From Progarchives.com, the ultimate progressive rock music website

russellk
Prog Reviewer
5 stars RUSH grow an arm and a leg here and finally produce a seamless album of the highest quality.

They do this by discarding their unfortunate progressive excesses of the late 70s and embracing the brevity - and some of the sounds and values - of the 80s. This ought to produce a horrible shiny New Wave record, but the strictures of shorter songs actually focus RUSH's limited compositional talents and, for once, the songs work.

Straight into 'Tom Sawyer' and that memorable bass. On earlier albums they would have added an intro of bee-like synths to this song, and stretched it out to nine or twelve minutes. Not here. This track should shout loud and clear to all prog heads that prog is a child of popular music, and that good composition makes a song as long as it needs to be, not automatically twenty minutes.

'Red Barchetta' is hardly any less impressive, with a sequence of memorable riffs. Finally GEDDY LEE's voice makes sense, given the context this excellent music provides. Then his voice is gone and we roar through the shining gem of 'YYZ'. This song is the meeting place of compositional genius, virtuoso playing and 80s production values, and justifies the band's existence. Four and a half minutes of perfection, often imitated, never bettered. 'Limelight' continues the fine songwriting, an art rock song with the usual crunchy guitars but compositionally much tighter than similar tracks on previous albums. Ample room here for each member of the band to deliver powerful performances.

'The Camera Eye' starts with those dreadful buzzing-bee synths. What a pity they paid no attention to the fine synth work coming from the UK in 1980: this sound was so dated even then. The song is a mini-epic, a pastiche similar to '2112' in form, but far superior in execution. The changes in tempo remind me a little of LED ZEPPELIN's 'Carouselambra'. The final two songs are very good, but perhaps overshadowed by the company they keep on this album.

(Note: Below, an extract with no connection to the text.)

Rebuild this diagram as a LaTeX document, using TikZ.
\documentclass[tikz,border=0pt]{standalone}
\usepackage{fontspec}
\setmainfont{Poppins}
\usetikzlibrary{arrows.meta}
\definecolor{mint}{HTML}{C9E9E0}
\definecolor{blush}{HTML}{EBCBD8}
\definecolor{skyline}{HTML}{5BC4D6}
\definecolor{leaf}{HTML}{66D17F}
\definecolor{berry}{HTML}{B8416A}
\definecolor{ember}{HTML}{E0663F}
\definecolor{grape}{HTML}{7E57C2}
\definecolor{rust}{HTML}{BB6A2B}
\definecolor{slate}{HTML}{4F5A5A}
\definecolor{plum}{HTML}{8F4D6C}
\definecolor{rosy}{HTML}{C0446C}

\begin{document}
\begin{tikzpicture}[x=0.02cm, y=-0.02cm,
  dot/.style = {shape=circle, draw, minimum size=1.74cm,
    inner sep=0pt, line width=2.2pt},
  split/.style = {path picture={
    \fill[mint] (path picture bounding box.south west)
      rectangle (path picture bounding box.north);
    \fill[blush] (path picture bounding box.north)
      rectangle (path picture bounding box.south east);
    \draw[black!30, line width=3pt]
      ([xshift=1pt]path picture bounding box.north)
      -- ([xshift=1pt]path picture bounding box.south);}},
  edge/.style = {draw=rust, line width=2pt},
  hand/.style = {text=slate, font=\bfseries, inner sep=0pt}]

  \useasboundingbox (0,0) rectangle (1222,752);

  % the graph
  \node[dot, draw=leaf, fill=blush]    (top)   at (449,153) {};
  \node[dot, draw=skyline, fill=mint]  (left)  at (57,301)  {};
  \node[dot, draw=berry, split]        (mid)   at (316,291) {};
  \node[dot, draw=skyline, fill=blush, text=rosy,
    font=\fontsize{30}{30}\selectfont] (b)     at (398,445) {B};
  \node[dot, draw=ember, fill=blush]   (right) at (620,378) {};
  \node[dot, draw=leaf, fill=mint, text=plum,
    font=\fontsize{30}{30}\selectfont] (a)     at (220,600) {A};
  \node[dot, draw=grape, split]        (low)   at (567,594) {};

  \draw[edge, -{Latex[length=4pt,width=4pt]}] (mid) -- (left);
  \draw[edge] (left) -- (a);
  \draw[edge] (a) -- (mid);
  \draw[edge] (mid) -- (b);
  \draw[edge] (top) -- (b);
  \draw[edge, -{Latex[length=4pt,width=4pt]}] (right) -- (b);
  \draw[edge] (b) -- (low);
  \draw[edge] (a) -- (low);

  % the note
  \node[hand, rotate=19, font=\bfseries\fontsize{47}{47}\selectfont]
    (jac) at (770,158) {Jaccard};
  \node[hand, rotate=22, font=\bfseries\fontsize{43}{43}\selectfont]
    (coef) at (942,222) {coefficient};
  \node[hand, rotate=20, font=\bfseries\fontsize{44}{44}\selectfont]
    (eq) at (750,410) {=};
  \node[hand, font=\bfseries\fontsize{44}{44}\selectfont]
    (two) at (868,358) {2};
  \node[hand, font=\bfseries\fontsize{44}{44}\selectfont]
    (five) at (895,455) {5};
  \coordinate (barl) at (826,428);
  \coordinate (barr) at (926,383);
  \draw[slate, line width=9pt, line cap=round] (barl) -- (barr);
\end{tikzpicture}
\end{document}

Nevertheless they come into their own after a few listens. I'm personally very fond of 'Witch Hunt', finding it one of the few times RUSH raises my neck hairs.

I don't personally see this as one of the very best albums in the history of prog rock. I can think of at least fifty prog albums I prefer. Nevertheless, the value of this album lies in its release date, at a time when the critics had buried prog rock and danced about on its grave. With 'Moving Pictures' RUSH did the seemingly impossible: filled the airwaves with hard rock of the highest quality at a time when rock itself seemed to be on the way out. We all ought to be grateful that, with this album, RUSH helped keep high quality rock alive.